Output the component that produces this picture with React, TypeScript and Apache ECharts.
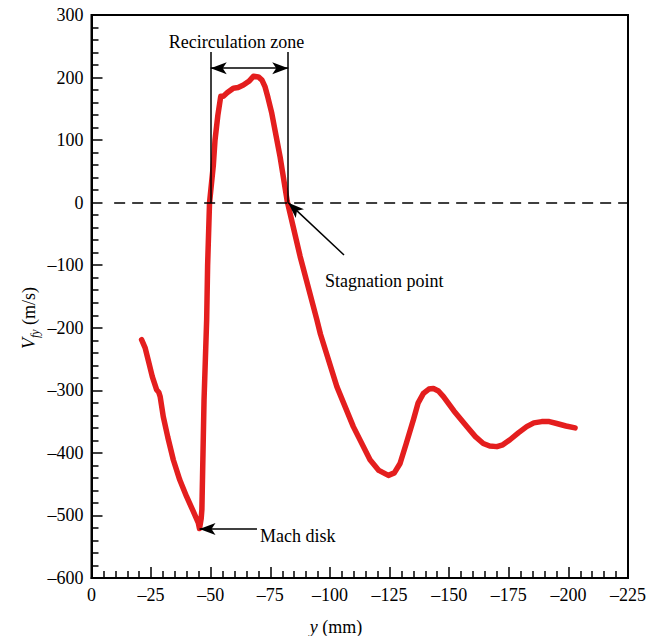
import React, { useEffect, useRef } from 'react';
import * as echarts from 'echarts';

// Radial position y (mm) and velocity V_fy (m/s)
const posY: number[] = [
  -21.0, -22.5, -24.0, -25.5, -27.3, -28.2, -28.8, -30.1, -32.0, -34.3, -37.0, -39.9, -42.5, -44.8, -45.3,
  -46.0, -46.3, -47.2, -48.3, -48.7, -49.5, -51.1, -51.8, -53.0, -54.2, -55.3, -57.0, -59.5, -61.5, -63.7,
  -66.0, -67.9, -70.0, -71.5, -72.8, -74.0, -75.6, -79.1, -82.1, -87.5, -94.5, -96.0, -102.9, -109.8,
  -116.8, -120.5, -124.5, -127.0, -129.4, -132.0, -135.0, -137.0, -139.2, -141.5, -143.4, -145.5, -147.6,
  -152.0, -157.4, -161.0, -164.3, -167.0, -170.0, -172.5, -175.5, -179.0, -182.5, -185.5, -188.8, -192.0,
  -195.1, -199.0, -202.8,
];
const velocity: number[] = [
  -219, -232, -255, -278, -299, -303, -310, -342, -375, -411, -443, -470, -492, -512, -521,
  -505, -490, -315, -187, -100, 0, 60, 100, 140, 170, 170, 176, 183, 184, 188,
  194, 202, 201, 196, 185, 168, 143, 73, 2, -86, -187, -210, -294, -358,
  -411, -428, -436, -432, -417, -385, -347, -320, -305, -298, -297, -301, -310,
  -333, -358, -374, -385, -389, -390, -387, -379, -368, -358, -352, -350, -350,
  -353, -357, -360,
];

// Annotation anchors (data coordinates)
const recircStart = -50;
const recircEnd = -82.5;
const recircTop = 241;
const recircArrowY = 215;
const stagnationTail: [number, number] = [-105.9, -83.6];
const stagnationTip: [number, number] = [-82.5, 0];
const machTail: [number, number] = [-69.4, -521.5];
const machTip: [number, number] = [-45.3, -521.5];

const FONT = "'Liberation Serif', 'Times New Roman', serif";
const fmt = (v: number) => (v < 0 ? '\u2013' + Math.abs(v) : String(v));

export default function App() {
  const ref = useRef<HTMLDivElement>(null);
  useEffect(() => {
    document.body.style.margin = '0';
    if (!ref.current) return;
    const chart = echarts.init(ref.current, null, { renderer: 'svg' });
    const black = { color: '#000', width: 1.5, type: 'solid' as const };
    chart.setOption({
      animation: false,
      backgroundColor: '#fff',
      grid: {
        left: 91.5, right: 24, top: 15, bottom: 58,
        show: true, borderColor: '#000', borderWidth: 2, backgroundColor: 'transparent',
      },
      xAxis: {
        type: 'value', min: -225, max: 0, interval: 25, inverse: true,
        axisLine: { show: true, onZero: false, lineStyle: { color: '#000', width: 2 } },
        axisTick: { show: true, inside: true, length: 11, lineStyle: { color: '#000', width: 1.5 } },
        minorTick: { show: true, splitNumber: 5, length: 7, lineStyle: { color: '#000', width: 1.5 } },
        splitLine: { show: false },
        axisLabel: { color: '#000', fontSize: 18, fontFamily: FONT, margin: 8, formatter: fmt },
      },
      yAxis: {
        type: 'value', min: -600, max: 300, interval: 100,
        axisLine: { show: true, onZero: false, lineStyle: { color: '#000', width: 2 } },
        axisTick: { show: true, inside: true, length: 11, lineStyle: { color: '#000', width: 1.5 } },
        minorTick: { show: true, splitNumber: 5, length: 7, lineStyle: { color: '#000', width: 1.5 } },
        splitLine: { show: false },
        axisLabel: { color: '#000', fontSize: 18, fontFamily: FONT, margin: 8, formatter: fmt },
      },
      series: [
        {
          type: 'line',
          data: posY.map((x, i) => [x, velocity[i]]),
          showSymbol: false,
          symbol: 'none',
          lineStyle: { color: '#e41e1e', width: 5.5, cap: 'round', join: 'round' },
          z: 3,
          markLine: {
            silent: true,
            symbol: ['none', 'none'],
            label: { show: false },
            emphasis: { disabled: true },
            data: [
              [
                { coord: [-9.5, 0], lineStyle: { color: '#000', width: 1.5, type: [11, 7] } },
                { coord: [-225, 0] },
              ],
              [{ coord: [recircStart, 0], lineStyle: black }, { coord: [recircStart, recircTop] }],
              [{ coord: [recircEnd, 0], lineStyle: black }, { coord: [recircEnd, recircTop] }],
              [
                { coord: [recircStart, recircArrowY], lineStyle: black, symbol: 'arrow', symbolSize: [9, 16] },
                { coord: [recircEnd, recircArrowY], symbol: 'arrow', symbolSize: [9, 16] },
              ],
              [
                { coord: stagnationTail, lineStyle: black, symbol: 'none' },
                { coord: stagnationTip, symbol: 'arrow', symbolSize: [9, 16] },
              ],
              [
                { coord: machTail, lineStyle: black, symbol: 'none' },
                { coord: machTip, symbol: 'arrow', symbolSize: [9, 16] },
              ],
            ],
          },
        },
      ],
      graphic: [
        {
          type: 'text', x: 236.5, y: 42,
          style: { text: 'Recirculation zone', fill: '#000', font: `18px ${FONT}`, textAlign: 'center', textVerticalAlign: 'middle' },
        },
        {
          type: 'text', x: 325, y: 281,
          style: { text: 'Stagnation point', fill: '#000', font: `18px ${FONT}`, textAlign: 'left', textVerticalAlign: 'middle' },
        },
        {
          type: 'text', x: 260, y: 536,
          style: { text: 'Mach disk', fill: '#000', font: `18px ${FONT}`, textAlign: 'left', textVerticalAlign: 'middle' },
        },
        {
          type: 'text', x: 29, y: 318, rotation: Math.PI / 2,
          style: {
            text: '{v|V}{s|fy}{n| (m/s)}',
            fill: '#000', textAlign: 'center', textVerticalAlign: 'middle',
            rich: {
              v: { fontFamily: FONT, fontSize: 18, fontStyle: 'italic', lineHeight: 24, fill: '#000' },
              s: { fontFamily: FONT, fontSize: 12, fontStyle: 'italic', lineHeight: 12, verticalAlign: 'bottom', fill: '#000' },
              n: { fontFamily: FONT, fontSize: 18, lineHeight: 24, fill: '#000' },
            },
          },
        },
        {
          type: 'text', x: 336, y: 627,
          style: {
            text: '{i|y}{n| (mm)}',
            fill: '#000', textAlign: 'center', textVerticalAlign: 'middle',
            rich: {
              i: { fontFamily: FONT, fontSize: 18, fontStyle: 'italic', fill: '#000' },
              n: { fontFamily: FONT, fontSize: 18, fill: '#000' },
            },
          },
        },
      ],
    });
    return () => chart.dispose();
  }, []);
  return <div ref={ref} style={{ width: 652, height: 636 }} />;
}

━━━

Task objective
Report only how many lines of the listing hold the word "React".

Full output
2